Pictures stay out of this copy, which runs from the first line of the material through the line containing "permanent_set_y = [0.0]".

* begin Data provided *

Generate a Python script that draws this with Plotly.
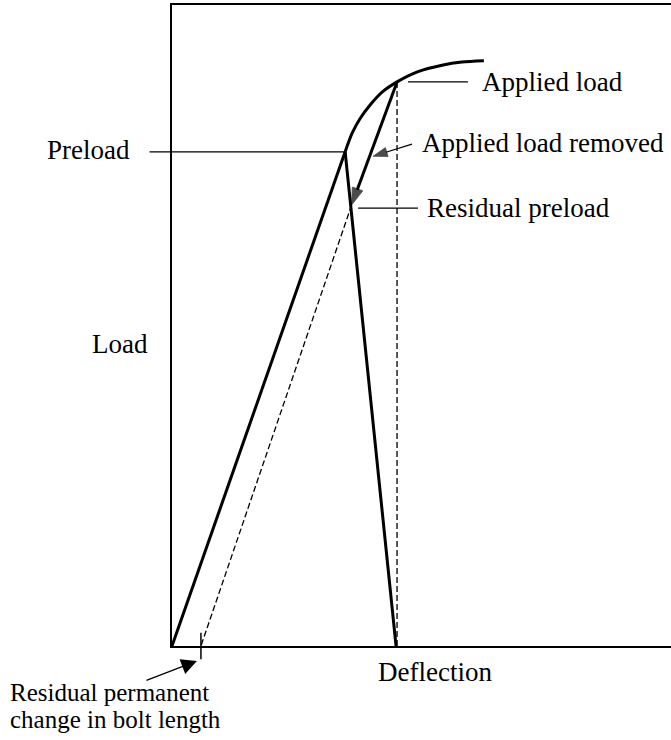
import plotly.graph_objects as go

# ---- data (deflection and load in arbitrary units, 0-100 scale) ----
loading_x = [0.0, 34.7]
loading_y = [0.0, 77.1]

curve_x = [34.7, 36.1, 37.7, 39.7, 42.1, 45.1, 49.3, 54.1, 58.1, 62.5]
curve_y = [77.1, 80.0, 82.3, 84.4, 86.4, 88.0, 89.6, 90.6, 91.1, 91.3]

joint_x = [34.7, 44.9]
joint_y = [77.1, 0.0]

unload_x = [45.1, 36.0]
unload_y = [88.0, 68.8]

residual_x = [36.0, 5.8]
residual_y = [68.8, 0.0]

applied_x = [45.1, 45.1]
applied_y = [88.0, 0.0]

permanent_set_x = [5.8]
permanent_set_y = [0.0]

labels = {
    "applied": "Applied load",
    "removed": "Applied load removed",
    "residual": "Residual preload",
    "preload": "Preload",
    "load": "Load",
    "deflection": "Deflection",
    "perm1": "Residual permanent",
    "perm2": "change in bolt length",
}

FAMILY = "Liberation Serif, Times New Roman, serif"
FONT = dict(family=FAMILY, size=27, color="black")
FONT_SMALL = dict(family=FAMILY, size=25, color="black")
THICK = 3
THIN = 1.3

fig = go.Figure()

# loading line
fig.add_trace(go.Scatter(x=loading_x, y=loading_y, mode="lines",
                         line=dict(color="black", width=THICK)))
# curve beyond preload
fig.add_trace(go.Scatter(x=curve_x, y=curve_y, mode="lines",
                         line=dict(color="black", width=THICK, shape="spline", smoothing=0.8)))
# joint line
fig.add_trace(go.Scatter(x=joint_x, y=joint_y, mode="lines",
                         line=dict(color="black", width=THICK)))
# unloading with arrow head
fig.add_trace(go.Scatter(x=unload_x, y=unload_y, mode="lines+markers",
                         line=dict(color="black", width=THICK),
                         marker=dict(symbol="arrow", size=[0, 18], angleref="previous",
                                     color="black", line=dict(color="black", width=0.8))))
# dashed residual line
fig.add_trace(go.Scatter(x=residual_x, y=residual_y, mode="lines",
                         line=dict(color="black", width=THIN, dash="6px,3px")))
# dashed vertical at applied load
fig.add_trace(go.Scatter(x=applied_x, y=applied_y, mode="lines",
                         line=dict(color="black", width=THIN, dash="6px,3px")))

# leader lines (inside plot)
fig.add_trace(go.Scatter(x=[47.3, 59.3], y=[88.0, 88.0], mode="lines",
                         line=dict(color="black", width=THIN)))
fig.add_trace(go.Scatter(x=[37.3, 49.3], y=[68.3, 68.3], mode="lines",
                         line=dict(color="black", width=THIN)))
# arrow for "Applied load removed"
fig.add_trace(go.Scatter(x=[48.1, 40.3], y=[78.3, 76.4], mode="lines+markers",
                         line=dict(color="black", width=THIN),
                         marker=dict(symbol="arrow", size=[0, 15], angleref="previous",
                                     color="black", line=dict(color="black", width=0.8))))
# permanent-set tick
fig.add_trace(go.Scatter(x=permanent_set_x, y=permanent_set_y, mode="markers", cliponaxis=False,
                         marker=dict(symbol="line-ns", size=19,
                                     line=dict(color="black", width=1.5))))

ann = []
# preload leader crossing the frame
ann.append(dict(x=loading_x[1], y=loading_y[1], ax=-4.8, ay=loading_y[1],
                xref="x", yref="y", axref="x", ayref="y", text="", showarrow=True,
                arrowhead=0, arrowwidth=THIN, arrowcolor="black"))
# permanent change arrow (outside the plot, paper coords + pixel offset)
ann.append(dict(x=0.050, y=-0.0234, ax=-52, ay=20,
                xref="paper", yref="paper", text="", showarrow=True,
                arrowhead=2, arrowsize=2.4, arrowwidth=THIN, arrowcolor="black"))

def txt(x, y, s, xa="left", ref="x", font=FONT):
    return dict(x=x, y=y, xref=ref if ref == "x" else "paper",
                yref="y" if ref == "x" else "paper", text=s, showarrow=False,
                xanchor=xa, yanchor="middle", font=font)

ann.append(txt(61.7, 88.0, labels["applied"]))
ann.append(txt(49.7, 78.5, labels["removed"]))
ann.append(txt(50.7, 68.3, labels["residual"]))
ann.append(txt(-0.080, 0.774, labels["preload"], "right", "paper"))
ann.append(txt(-0.044, 0.471, labels["load"], "right", "paper"))
ann.append(txt(0.527, -0.0406, labels["deflection"], "center", "paper"))
ann.append(txt(-0.3287, -0.0733, labels["perm1"], "left", "paper", FONT_SMALL))
ann.append(txt(-0.3287, -0.1139, labels["perm2"], "left", "paper", FONT_SMALL))

axis_common = dict(showgrid=False, zeroline=False, showticklabels=False, ticks="",
                   showline=True, linecolor="black")
fig.update_layout(
    width=671, height=740,
    margin=dict(l=172, r=0, t=5, b=94),
    paper_bgcolor="white", plot_bgcolor="white",
    showlegend=False,
    annotations=ann,
    xaxis=dict(range=[0, 100], mirror=True, linewidth=2, **axis_common),
    yaxis=dict(range=[0, 100], mirror=False, linewidth=1.5, **axis_common),
)

fig.write_html("out.html", config={"displayModeBar": False},
               post_script="document.body.style.margin='0';")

* end Data provided *

### Complete answer
Generate a Python script that draws this with Plotly.
import plotly.graph_objects as go

# ---- data (deflection and load in arbitrary units, 0-100 scale) ----
loading_x = [0.0, 34.7]
loading_y = [0.0, 77.1]

curve_x = [34.7, 36.1, 37.7, 39.7, 42.1, 45.1, 49.3, 54.1, 58.1, 62.5]
curve_y = [77.1, 80.0, 82.3, 84.4, 86.4, 88.0, 89.6, 90.6, 91.1, 91.3]

joint_x = [34.7, 44.9]
joint_y = [77.1, 0.0]

unload_x = [45.1, 36.0]
unload_y = [88.0, 68.8]

residual_x = [36.0, 5.8]
residual_y = [68.8, 0.0]

applied_x = [45.1, 45.1]
applied_y = [88.0, 0.0]

permanent_set_x = [5.8]
permanent_set_y = [0.0]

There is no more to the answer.